Red Right 88

In Cleveland, hope dies last

Quick hits on the second-place Tribe

Some quick thoughts in the aftermath of the Cleveland Indians falling back into second place after losing to Detroit on Thursday by a score of 6-2.

We had the opportunity to work from home today and, by luck, the Indians were playing an afternoon game.

But for some ongoing reason that continues to vex us, SportsTime Ohio decided they were not going to televise the game. Why? Who knows?

This is one of those situations we will never figure out. The announcers and the equipment are already in Detroit – why are you not televising the game?

So we were forced to turn back the clock to 1942 and listen to the Indians on the radio.

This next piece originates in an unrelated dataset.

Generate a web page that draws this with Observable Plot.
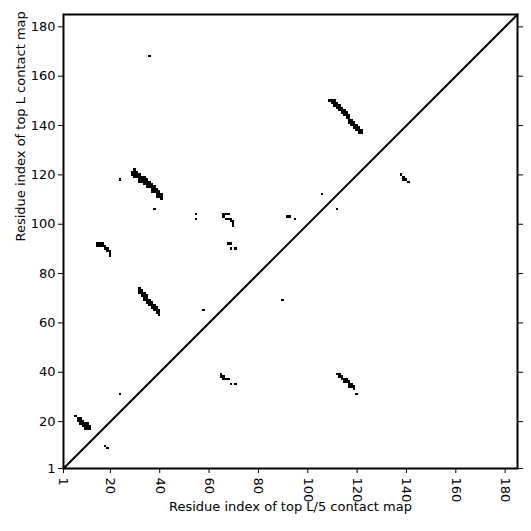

Which isn’t a bad thing, really, we all know Tom Hamilton in the man and all, but the drawback to listening to a game on the radio are the insipid commercials you have to endure from WTAM.

Promos for Glenn Beck and Mike Trivisonno, First Energy, some kind of hot dogs, we don’t know. It was mind-numbing and an embarrassment, to put it bluntly.

We thought the guy was bad on Sirius, but he’s got nothing on WTAM.


We’ve been feeling sympathy for the Tribe’s starting pitchers as the team has gone through its recent offensive slump – scoring two or fewer runs 10 times in their past 15 games.

It can’t be easy taking the mound knowing if you give up a couple of runs the game is essentially over.

But those sympathetic feelings have been tempered lately as we’ve watched the Indians put up a couple of runs only to see the starter go out the next inning and give those runs right back.

It happened Wednesday with Fausto Carmona – after the Tribe put up four runs in the fourth to come back from a 3-0 hole, Carmona gave a run right back to the Tigers in the bottom of the inning.

Same thing today – the Indians actually scored twice in the top of the first and then Mitch Talbot gave both runs back to the Tigers in the bottom of the inning.

Is it really too much to ask these guys to hold a lead when the Indians actually get one?


Cord Phelps (.063 average since being promoted) was never going to turn the slumping Indians around by himself, but having him in Cleveland may be paying dividends nonetheless.

Since Phelps joined the team last week, Orlando Cabrera, the likely candidate to lose playing time to Phelps, has hit .313.

So, if nothing else, Phelps presence has lit a fire under Cabrera’s butt.